As you explore the map, a meter at the top of the screen keeps track of your sin. The higher the sin, the more dangerous the monsters become. There is reward for taking such risks as the loot will be of much greater value and quality. Sin is gain/lost by opting to or not to ransack rotting corpses or breaking and entering into areas. Maybe it’s a psychological thing, but it rarely feels like being a full on thieving jackass and maxing out your sin pans out as most of the time the corpse you are looting or room you are breaking into are don’t turn up any real goods. It keeps you from just slurping up all the possible treasures you might find, adding a cost-benefit factor to exploration.

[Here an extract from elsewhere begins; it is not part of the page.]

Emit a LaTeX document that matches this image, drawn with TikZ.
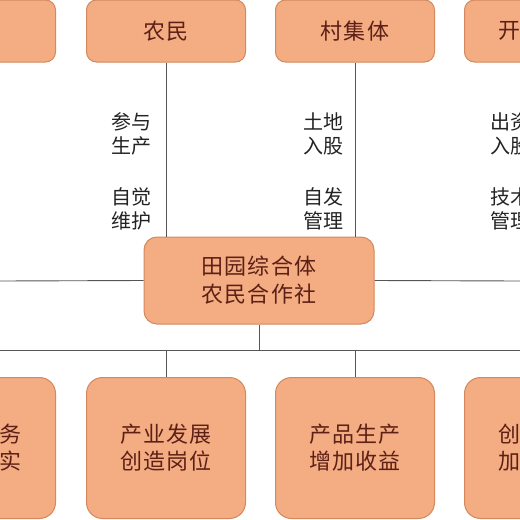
\documentclass[tikz,border=0pt]{standalone}
\usepackage{fontspec}
\setmainfont{Noto Sans CJK SC}
\newfontfamily\boxfont[LetterSpace=6]{Noto Sans CJK SC}
\definecolor{boxfill}{RGB}{244,172,130}
\definecolor{boxdraw}{RGB}{212,136,92}
\definecolor{boxtext}{RGB}{92,32,22}
\definecolor{linec}{RGB}{85,85,85}
\definecolor{labc}{RGB}{35,35,35}
\begin{document}
\begin{tikzpicture}[x=1pt,y=-1pt,
  boxbase/.style={draw=boxdraw, fill=boxfill, line width=1pt, inner sep=0pt,
    text=boxtext, align=center, minimum width=159pt},
  topbox/.style={boxbase, rounded corners=10pt, minimum height=62pt,
    font=\boxfont\fontsize{22}{27}\selectfont},
  midbox/.style={boxbase, rounded corners=13pt, minimum width=230pt, minimum height=87pt,
    font=\boxfont\fontsize{22}{28}\selectfont},
  botbox/.style={boxbase, rounded corners=16pt, minimum height=141pt,
    font=\boxfont\fontsize{22}{27}\selectfont},
  lab/.style={text=labc, align=right, inner sep=0pt, font=\fontsize{20}{24}\selectfont},
  labl/.style={text=labc, align=left, inner sep=0pt, font=\fontsize{20}{24}\selectfont},
  conn/.style={draw=linec, line width=0.9pt}]
\useasboundingbox (0,0) rectangle (520,520);
\fill[white] (0,0) rectangle (520,520);
\clip (0,0) rectangle (520,520);
% top row
\node[topbox] (t1) at (-24,31) {};
\node[topbox] (t2) at (166,31) {农民};
\node[topbox] (t3) at (355,31) {村集体};
\node[topbox] (t4) at (544,31) {开\hphantom{发企业}};
% centre
\node[midbox] (cc) at (259,280.5) {田园综合体\\农民合作社};
% bottom row
\node[botbox] (b1) at (-24,448) {\hphantom{服务落}务\\\hphantom{保障落}实};
\node[botbox] (b2) at (166,448) {产业发展\\创造岗位};
\node[botbox] (b3) at (355,448) {产品生产\\增加收益};
\node[botbox] (b4) at (544,448) {创\hphantom{新收益}\\加\hphantom{强合作}};
% labels
\node[lab, anchor=east] (l1) at (152,133.5) {参与\\生产};
\node[lab, anchor=east] (l2) at (152,208.5) {自觉\\维护};
\node[lab, anchor=east] (l3) at (344,133.5) {土地\\入股};
\node[lab, anchor=east] (l4) at (344,208.5) {自发\\管理};
\node[labl, anchor=west] (l5) at (490,133.5) {出资\\入股};
\node[labl, anchor=west] (l6) at (490,208.5) {技术\\管理};
% connectors
\coordinate (eL) at (0,281);
\coordinate (eR) at (520,281);
\coordinate (jn) at (259,350);
\coordinate (hL) at (0,350);
\coordinate (hR) at (520,350);
\draw[conn] (t2.south) -- (t2.south |- cc.north);
\draw[conn] (t3.south) -- (t3.south |- cc.north);
\draw[conn] (cc.west) -- (eL);
\draw[conn] (cc.east) -- (eR);
\draw[conn] (cc.south) -- (jn);
\draw[conn] (hL) -- (hR);
\draw[conn] (b2.north |- jn) -- (b2.north);
\draw[conn] (b3.north |- jn) -- (b3.north);
\end{tikzpicture}
\end{document}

A Character Tree Grows in Brooklyn
Character progression also eschews traditional schools of thought in RPGs, which tend to either railroad your characters into certain roles, or provide way too many options that leave players like me running for the FAQs. Instead, growth and skill management act a lot like Diablo III where you select which skills to bring into battle, allowing you to strategically shape your party for any situation. My favorite thing is that you can essentially create a healer than can spam curative spells freely – got to love that whole ‘no MP’ thing. Despite this level of customization and good-enough gameplay that keeps you at a plateau of pleasure for hours on end, Sin Slayers is lacking in a few places, especially in the graphics department.
The most apparent drawback is Sin Slayers art style. The character’s battle sprites look like random characters in the background of a comic book, throwaway designs meant to fill a page with some life. Their portraits seem like the portraits that would pop-up if you talked to a generic NPC in some other, more polished RPG. The aesthetic is halfway to being like Darkest Dungeon, but in the end it resembles some dark fantasy fan-art instead. Plus, the voice-over work in the intro is very odd-sounding to the point that it’s almost jarring, and doesn’t really match the written subtitles…which, I must admit, was good for a laugh at least. The UI is also lacking. During battle, the cursor must be guided to every button and enemy, whether you use a mouse or a controller. It feels like it takes an eternity to move the mouse to the bottom of the screen to select a command THEN move your mouse all the way to the right of the screen to click on the enemy. It’s the exact same thing with a controller with no snapping to available options I’ve come to expect from RPGs. The worst thing is if you miss the enemy by just a hair when clicking a little carelessly, it drops the command you selected. That means your cursor has to make the trek back to the attack button and back to the enemy AGAIN. The designers should take a page from the snappy mouse cursor in Trails in the Sky. I actually thought the game was a port from mobile at first, given the head-scratching-ly weird decisions made for the UI, but nope, its natively PC.
Conclusion
Despite these flaws, I found myself enraptured by the gameplay. Hours slipped by and I felt like a kid again, nostalgic for the days when I’d alt tab between a game just like this and AOL Instant Messenger. It’s a good level of difficult, finding some sweet spot wherein I feel challenged, but I’ve also never had my party wiped in the time I’ve played. At $14.99 on Steam, I’d say it’s pretty solid value for a pretty solid indie RPG. Sometimes you just want to go in a turn-based RPG flow state without too much dialogue or JRPG-style set pieces breaking up the gameplay, and this fits the bill for me perfectly. Admittedly, it’s something I probably would have scrolled by without consideration on the extremely saturated Steam storefront, but it perfectly fills an RPG niche I’ve been missing–sweet, simple, and grind-y. I just wish it looked a lot better.
Sin Slayers was provided by Terminals.io for review on Steam.